Λογίζομαι γὰρ ὅτι οὐκ ἄξια τὰ παθήματα τοῦ νῦν καιροῦ πρὸς τὴν μέλλουσαν δόξαν ἀποκαλυφθῆναι εἰς ἡμᾶς. ἡ γὰρ ἀποκαραδοκία τῆς κτίσεως τὴν ἀποκάλυψιν τῶν υἱῶν τοῦ θεοῦ ἀπεκδέχεται· τῇ γὰρ ματαιότητι ἡ κτίσις ὑπετάγη, οὐχ ἑκοῦσα ἀλλὰ διὰ τὸν ὑποτάξαντα, ἐφ’ ἑλπίδι ὅτι καὶ αὐτὴ ἡ κτίσις ἐλευθερωθήσεται ἀπὸ τῆς δουλείας τῆς φθορᾶς εἰς τὴν ε’λευθερίαν τῆς δόξης τῶν τἐκνων τοῦ θεοῦ. οἴδαμεν γὰρ ὅτι πᾶσα ἡ κτίσις συστενάζει καὶ συνωδίνει ἄχρι τοῦ νῦν· οὐ μόνον δέ, ἀλλὰ καὶ αὐτοὶ τὴν ἀπαρχὴν τοῦ πνεύματος ἔχοντες ἡμεῖς καὶ αὐτοὶ ἐν ἑαυτοῖς στενάζομεν, υἱοθεσίαν ἀπεκδεχόμενοι τὴν ἀπολύτρωσιν τοῦ σώματος ἡμῶν.

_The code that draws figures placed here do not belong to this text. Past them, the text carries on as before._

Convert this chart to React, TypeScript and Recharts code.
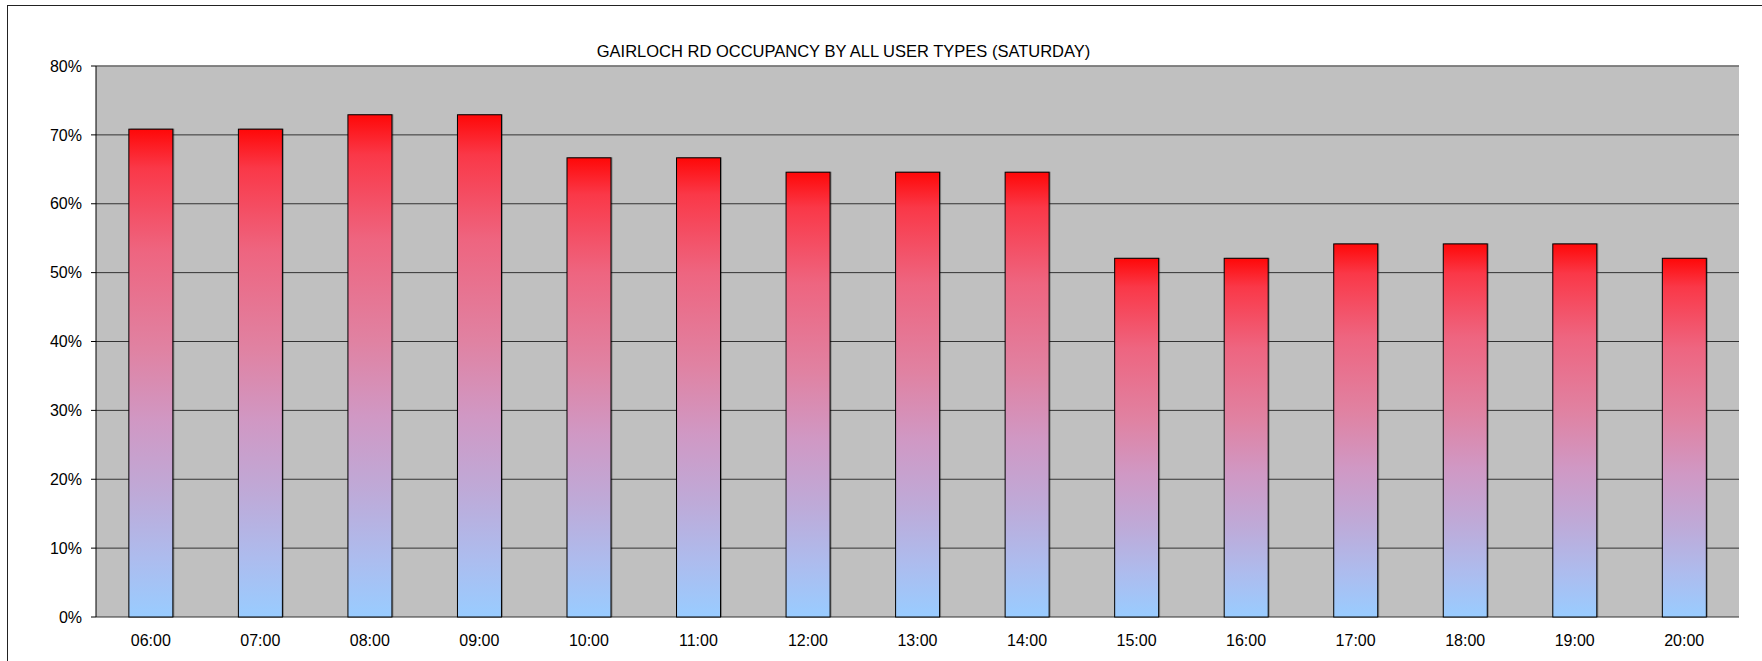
import React from 'react';
import { BarChart, Bar, XAxis, YAxis, CartesianGrid, ReferenceLine } from 'recharts';

const times = ['06:00', '07:00', '08:00', '09:00', '10:00', '11:00', '12:00', '13:00', '14:00', '15:00', '16:00', '17:00', '18:00', '19:00', '20:00'];
const occupancy = [70.83, 70.83, 72.92, 72.92, 66.67, 66.67, 64.58, 64.58, 64.58, 52.08, 52.08, 54.17, 54.17, 54.17, 52.08];
const yTicks = [0, 10, 20, 30, 40, 50, 60, 70, 80];
const boundaryTicks = Array.from({ length: times.length + 1 }, (_, i) => i);
const title = 'GAIRLOCH RD OCCUPANCY BY ALL USER TYPES (SATURDAY)';

const data = times.map((t, i) => ({ time: t, value: occupancy[i] }));

const FONT = '"Liberation Sans", Arial, sans-serif';

const BarShape = (props: any) => {
  const { x, y, width, height } = props;
  if (!height || height <= 0) return null;
  return (
    <g>
      <rect x={x + 1.5} y={y - 0.5} width={width} height={height + 0.5} fill="rgba(0,0,0,0.3)" />
      <rect x={x} y={y} width={width} height={height} fill="url(#barGrad)" stroke="#000" strokeWidth={1} />
    </g>
  );
};

export default function App() {
  return (
    <div style={{ position: 'fixed', left: 0, top: 0, width: 1762, height: 661, background: '#fff', overflow: 'hidden' }}>
      <div
        style={{
          position: 'absolute',
          left: 7,
          top: 5,
          width: 1800,
          height: 700,
          borderLeft: '1.5px solid #222',
          borderTop: '1.5px solid #222',
        }}
      />
      <div
        style={{
          position: 'absolute',
          left: 0,
          top: 43,
          width: 1687,
          textAlign: 'center',
          fontFamily: FONT,
          fontSize: 16.5,
          lineHeight: '17px',
          color: '#000',
          whiteSpace: 'nowrap',
        }}
      >
        {title}
      </div>
      <div style={{ position: 'absolute', left: 0, top: 0 }}>
        <BarChart
          width={1762}
          height={661}
          data={data}
          margin={{ top: 66, right: 23, bottom: 14, left: 36 }}
          barCategoryGap="30%"
        >
          <defs>
            <linearGradient id="barGrad" x1="0" y1="0" x2="0" y2="1">
              <stop offset="0%" stopColor="#FF0808" />
              <stop offset="8%" stopColor="#FA3848" />
              <stop offset="25%" stopColor="#EE6580" />
              <stop offset="45%" stopColor="#E082A2" />
              <stop offset="60%" stopColor="#D098C4" />
              <stop offset="75%" stopColor="#BEAAD8" />
              <stop offset="88%" stopColor="#ADBCEE" />
              <stop offset="100%" stopColor="#99CCFF" />
            </linearGradient>
          </defs>
          <CartesianGrid vertical={false} stroke="#333" strokeWidth={1} fill="#C0C0C0" fillOpacity={1} />
          <XAxis
            xAxisId="bounds"
            type="number"
            domain={[0, times.length]}
            ticks={boundaryTicks}
            allowDataOverflow
            tick={false}
            tickSize={5}
            height={0}
            axisLine={{ stroke: '#000', strokeWidth: 1 }}
            tickLine={{ stroke: '#000', strokeWidth: 1 }}
          />
          <XAxis
            dataKey="time"
            axisLine={false}
            tickLine={false}
            tickSize={5}
            tickMargin={13}
            height={30}
            interval={0}
            tick={{ fill: '#000', fontSize: 16, fontFamily: FONT }}
          />
          <YAxis
            domain={[0, 80]}
            ticks={yTicks}
            interval={0}
            width={60}
            tickSize={5}
            tickMargin={9}
            tickFormatter={(v: number) => `${v}%`}
            axisLine={{ stroke: '#000', strokeWidth: 1 }}
            tickLine={{ stroke: '#000', strokeWidth: 1 }}
            tick={{ fill: '#000', fontSize: 16, fontFamily: FONT }}
          />
          <ReferenceLine y={80} stroke="#808080" strokeWidth={1.5} />
          <ReferenceLine xAxisId="bounds" x={times.length} stroke="#A0A0A0" strokeWidth={1.5} />
          <Bar dataKey="value" isAnimationActive={false} shape={<BarShape />} />
        </BarChart>
      </div>
    </div>
  );
}
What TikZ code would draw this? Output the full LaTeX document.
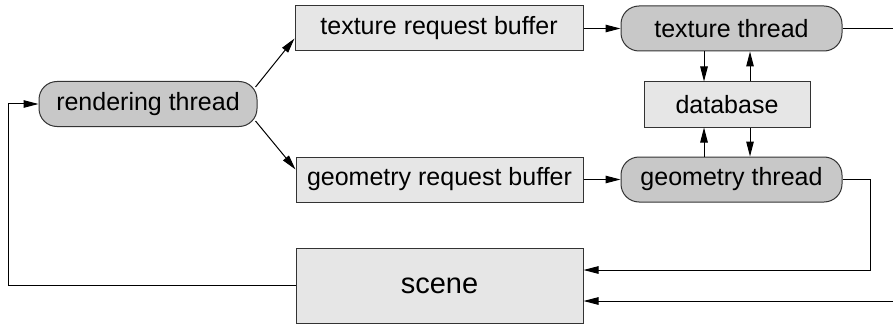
\documentclass[tikz,border=0pt]{standalone}
\usepackage{fontspec}
\setmainfont{Liberation Sans}
\usetikzlibrary{arrows.meta,calc}
\definecolor{darkfill}{HTML}{C8C8C8}
\definecolor{lightfill}{HTML}{E6E6E6}
\definecolor{edge}{HTML}{333333}
\begin{document}
\begin{tikzpicture}[x=1pt,y=-1pt,
  thread/.style={draw=edge,line width=1pt,fill=darkfill,rounded corners=18pt,minimum height=45pt,inner sep=0pt,font=\fontsize{25}{30}\selectfont},
  buf/.style={draw=edge,line width=1pt,fill=lightfill,minimum height=45pt,inner sep=0pt,font=\fontsize{25}{30}\selectfont},
  arr/.style={line width=1pt,-{Triangle[length=15pt,width=7.5pt]}},
  ln/.style={line width=1pt}]
\useasboundingbox (0,0) rectangle (893,326);
\node[thread,minimum width=218pt] (rt) at (148,104) {rendering thread};
\node[buf,minimum width=288pt] (trb) at (439,28.5) {texture request buffer};
\node[thread,minimum width=221pt] (tt) at (731.5,28.5) {texture thread};
\node[buf,minimum width=166pt] (db) at (727,104.5) {database};
\node[buf,minimum width=287pt] (grb) at (439.5,179.5) {geometry request buffer};
\node[thread,minimum width=221pt] (gt) at (731.5,179.5) {geometry thread};
\node[buf,minimum width=287pt,minimum height=75pt,font=\fontsize{29}{34}\selectfont] (scene) at (439.5,285.5) {scene};
\coordinate (c1) at (704,0);
\coordinate (c2) at (750,0);
\coordinate (c3) at (870,270);
\coordinate (c4) at (8,0);
\coordinate (e1) at (893,28.5);
\coordinate (e2) at (893,301);
\draw[arr] ($(rt.east)+(-2,-17)$) -- ($(trb.west)+(0,10)$);
\draw[arr] ($(rt.east)+(-2,17)$) -- ($(grb.west)+(0,-10)$);
\draw[arr] (trb.east) -- (tt.west);
\draw[arr] (grb.east) -- (gt.west);
\draw[arr] (tt.south -| c1) -- (db.north -| c1);
\draw[arr] (db.north -| c2) -- (tt.south -| c2);
\draw[arr] (gt.north -| c1) -- (db.south -| c1);
\draw[arr] (db.south -| c2) -- (gt.north -| c2);
\draw[ln] (tt.east) -- (e1);
\draw[arr] (gt.east) -| (c3) -- (scene.east |- c3);
\draw[arr] (e2) -- (scene.east |- e2);
\draw[arr] (scene.west) -- (scene.west -| c4) |- (rt.west);
\end{tikzpicture}
\end{document}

This is great! I woke up this morning wondering what David Armstrong thought about the Dormition, and here it is!
Two questions-
You say
“The real question is of course whether the eschatological resurrection is to be an event in history, the sort that you could film and put on YouTube or see on the news, or if it is an event that transcends history, and therefore whose timing cannot necessarily be placed on a linear scale commensurate with, say, the Death of Charlemagne or the arrival of Buddhism in China.”
My understanding of the coming of Christ from the time I became a Christian was always that this was the intersection of time and eternity. That it was in a sense Eternity invading and lifting up time. So it’s not something that could be uploaded to YouTube, but that it’s also an event that happens on a time line, even if that moment also transcends itself. I never conceived of it as Jesus descending from the clouds in an especially shiny form in such a way that I could snap a photo. What about that? And I also wonder how Bulgakov saw it. I have read his speculations on the resurrection and Parousia but I can’t claim to have really understood it.
Next, I was really intrigued by your comments about the deified Moses guiding the writings of the Pentateuch in your interview with Jordan Wood. Would you be willing to say more about that? That would still presuppose that we see Moses as an historical figure that was then deified, no?